As regards the Bible, a prophet is a person who proclaims or declares. A prophet declared God’s will to those around, and part of that declaration included advice about events that would happen in the future.
There are many Bible prophets, and there is a whole section in the Bible titled the “Major Prophets”, comprising the Bible books Isaiah to Daniel; then the “Minor Prophets” comprising the Bible books Hosea to Malachi (in the Old Testament), and the book of Revelation in the New. As well, scattered through the other books, there are other prophecies.
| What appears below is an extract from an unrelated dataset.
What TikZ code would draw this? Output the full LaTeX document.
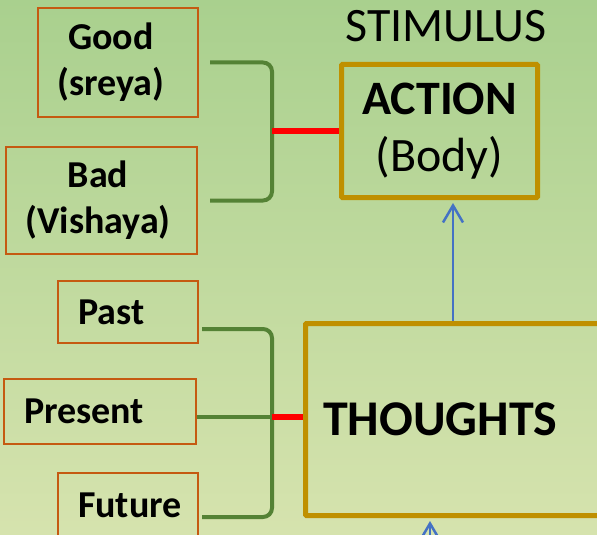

The credibility, probably on this rather than any other factor, stands or falls on whether Bible prophecies as far as they predict future events, are reliable. All Bible prophecies concerning the past have indeed been fulfilled to the letter, and this gives us every confidence that prophecies about events that are yet still future to our time will be fulfilled as well. The inherent danger of Bible prophecy, however, is that we need to make certain of our interpretation of them, otherwise we will be doomed to disappointment. Such disappointment may severely damage our faith. Many people in different denominations or sects have made what can only be described as “big fails” in making faulty predictions of their own, outside of Scripture warrant, despite the fact that they have proclaimed that they were based on the Bible.
Notable examples of fulfilled prophecy include predictions as to the fate of large cities such as Babylon, Tyre and Nineveh. They also contain predictions about individual people, such as Jesus. They also include prophecies about nations, particularly Israel, and these prophecies remain significant, both fulfilled and as yet unfulfilled, right up to the present day.
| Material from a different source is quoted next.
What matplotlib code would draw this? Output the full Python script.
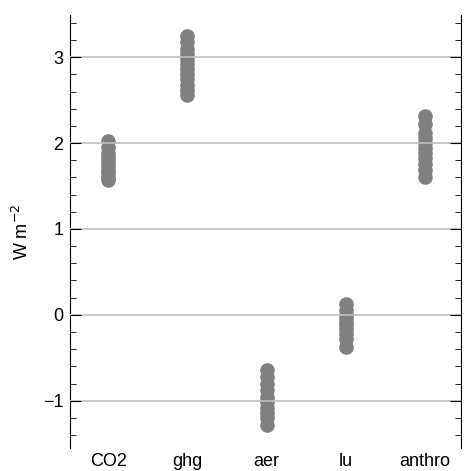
import numpy as np
import matplotlib
matplotlib.use("Agg")
import matplotlib.pyplot as plt
from matplotlib.ticker import MultipleLocator

plt.rcParams['font.family'] = ['Liberation Sans', 'DejaVu Sans']

categories = ["CO2", "ghg", "aer", "lu", "anthro"]
co2 = [2.02, 1.95, 1.88, 1.84, 1.80, 1.76, 1.72, 1.68, 1.65, 1.61, 1.57]
ghg = [3.25, 3.18, 3.10, 3.04, 2.98, 2.92, 2.86, 2.80, 2.74, 2.68, 2.62, 2.56]
aer = [-0.64, -0.72, -0.80, -0.88, -0.96, -1.02, -1.08, -1.14, -1.20, -1.28]
lu = [0.12, 0.06, 0.0, -0.04, -0.08, -0.12, -0.17, -0.22, -0.28, -0.38]
anthro = [2.32, 2.22, 2.12, 2.06, 2.00, 1.94, 1.88, 1.82, 1.76, 1.69, 1.61]
series = [co2, ghg, aer, lu, anthro]

fig = plt.figure(figsize=(4.65, 4.71), dpi=100)
ax = fig.add_axes([0.151, 0.049, 0.840, 0.919])

for i, vals in enumerate(series):
    ax.plot([i] * len(vals), vals, 'o', color='#808080', markersize=10.5,
            markeredgewidth=0, zorder=1)

ax.set_xlim(-0.48, 4.45)
ax.set_ylim(-1.55, 3.49)
ax.set_xticks(range(len(categories)))
ax.set_xticklabels(categories, fontsize=13)
ax.yaxis.set_major_locator(MultipleLocator(1))
ax.yaxis.set_minor_locator(MultipleLocator(0.2))
ax.grid(axis='y', color='#c0c0c0', linewidth=1.2, zorder=2)
ax.set_axisbelow(False)

for s in ['top', 'bottom']:
    ax.spines[s].set_visible(False)
ax.tick_params(axis='x', length=0, pad=4)
ax.tick_params(axis='y', which='both', direction='in', left=True, right=True,
               labelsize=13, pad=5)
ax.tick_params(axis='y', which='major', length=8)
ax.tick_params(axis='y', which='minor', length=4)
ax.set_ylabel("W m$^{-2}$", fontsize=13, labelpad=8)

fig.savefig("out.png", dpi=100)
The doom of Babylon, for example, was predicted in Isaiah (refer chapter 13, verses 19-21). In the 6th Century BC the fate of Tyre was predicted (see Ezekiel 26:3-14 and 19). These prophecies came true in later years, just as predicted. In the 7th Century BC the fall of Nineveh was predicted by both Nahum and Zephaniah. These dire predictions also came to pass. There are also something like 330 predictions concerning Jesus in the Old Testament, which were all fulfilled by him. Similarly, there have been many fulfilled prophecies concerning the nation of Israel (Deuteronomy 28:64-68, Isaiah 43:5,6 and Jeremiah 29:14 are but three examples).
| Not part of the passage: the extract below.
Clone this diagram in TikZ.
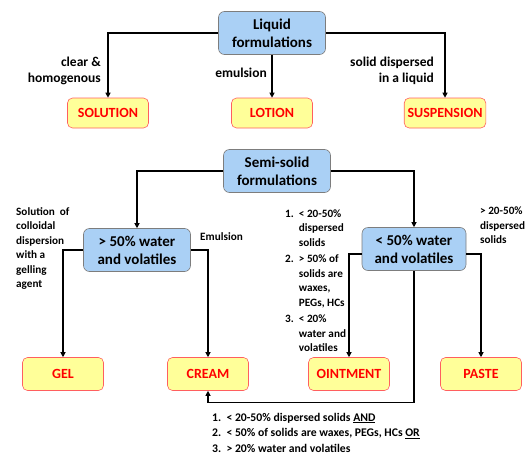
\documentclass[tikz,border=0pt]{standalone}
\usepackage{fontspec}
\setmainfont{Carlito}
\usetikzlibrary{arrows.meta}
\definecolor{boxBlue}{RGB}{170,208,245}
\definecolor{boxGrey}{RGB}{125,125,125}
\definecolor{boxYellow}{RGB}{255,255,153}
\definecolor{boxRed}{RGB}{255,95,95}
\definecolor{txtRed}{RGB}{255,0,0}

\begin{document}
\begin{tikzpicture}[x=1pt, y=-1pt,
  group/.style={draw=boxGrey, fill=boxBlue, rounded corners=6pt, align=center,
    minimum width=107pt, minimum height=43pt, line width=0.6pt,
    font=\fontsize{15}{18}\selectfont\bfseries},
  kind/.style={draw=boxRed, fill=boxYellow, rounded corners=5pt, text=txtRed,
    minimum width=81pt, minimum height=30pt, line width=0.6pt,
    font=\fontsize{14}{17}\selectfont\bfseries},
  lab/.style={font=\fontsize{13.5}{16}\selectfont\bfseries, align=right, inner sep=0pt},
  note/.style={font=\fontsize{11.2}{14.5}\selectfont\bfseries, align=left,
    inner sep=0pt, anchor=north west},
  link/.style={-{Triangle[length=5pt,width=5pt]}, line width=1.1pt},
]
  \useasboundingbox (0,0) rectangle (526,455);

  % liquid formulations
  \node[group] (liquid) at (272,33) {Liquid\\formulations};
  \node[kind] (solution) at (108,113) {SOLUTION};
  \node[kind] (lotion) at (272,113) {LOTION};
  \node[kind] (suspension) at (445,113) {SUSPENSION};

  \node[lab, anchor=east] (clear) at (101,71) {clear \&\\homogenous};
  \node[lab, anchor=east] (emul) at (267,73) {emulsion};
  \node[lab, anchor=east] (dispersed) at (434,71) {solid dispersed\\in a liquid};

  \draw[link] (liquid.west) -| (solution.north);
  \draw[link] (liquid.south) -- (lotion.north);
  \draw[link] (liquid.east) -| (suspension.north);

  % semi-solid formulations
  \node[group] (semisolid) at (277,171) {Semi-solid\\formulations};
  \node[group] (highwater) at (137,250) {> 50\% water\\and volatiles};
  \node[group, minimum width=104pt] (lowwater) at (414,249) {< 50\% water\\and volatiles};

  \node[kind, minimum height=33pt] (gel) at (63,374) {GEL};
  \node[kind, minimum height=33pt] (cream) at (208,374) {CREAM};
  \node[kind, minimum height=33pt] (ointment) at (349,374) {OINTMENT};
  \node[kind, minimum height=33pt] (paste) at (481,374) {PASTE};

  \node[note] (gelnote) at (16,207)
    {Solution\ \ of\\colloidal\\dispersion\\with a\\gelling\\agent};
  \node[note, anchor=west] (creamnote) at (200,237) {Emulsion};
  \node[note] (ointnote) at (285,207)
    {\begin{tabular}{@{}l@{\ \ }l@{}}
     1. & < 20-50\% \\ & dispersed \\ & solids \\[2pt]
     2. & > 50\% of \\ & solids are \\ & waxes, \\ & PEGs, HCs \\[2pt]
     3. & < 20\% \\ & water and \\ & volatiles
     \end{tabular}};
  \node[note] (pastenote) at (480,207) {> 20-50\%\\dispersed\\solids};
  \node[note, font=\fontsize{11.7}{15.5}\selectfont\bfseries] (creamlist) at (212,410)
    {\begin{tabular}{@{}l@{\ \ }l@{}}
     1. & < 20-50\% dispersed solids \underline{AND} \\
     2. & < 50\% of solids are waxes, PEGs, HCs \underline{OR} \\
     3. & > 20\% water and volatiles
     \end{tabular}};

  \draw[link] (semisolid.west) -| (highwater.north);
  \draw[link] (semisolid.east) -| (lowwater.north);
  \draw[link] (highwater.west) -| (gel.north);
  \draw[link] (highwater.east) -| (cream.north);
  \draw[link] ([yshift=-5pt]lowwater.west) -| (ointment.north);
  \draw[link] ([yshift=-5pt]lowwater.east) -| (paste.north);
  \draw[link] (lowwater.south) -- ++(0,132) -| (cream.south);
\end{tikzpicture}
\end{document}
The odds of all these prophecies (a number of them would have appeared totally ridiculous at the time they were given) being fulfilled, put them (even just one, let alone all of them combined) simply beyond the ability of mere humans to have predicted, without Divine guidance. Sceptics are left without a case. Fulfilled prophecy provides undeniable evidence that the Bible is no mere ordinary book, but indeed is written with far more than human knowledge.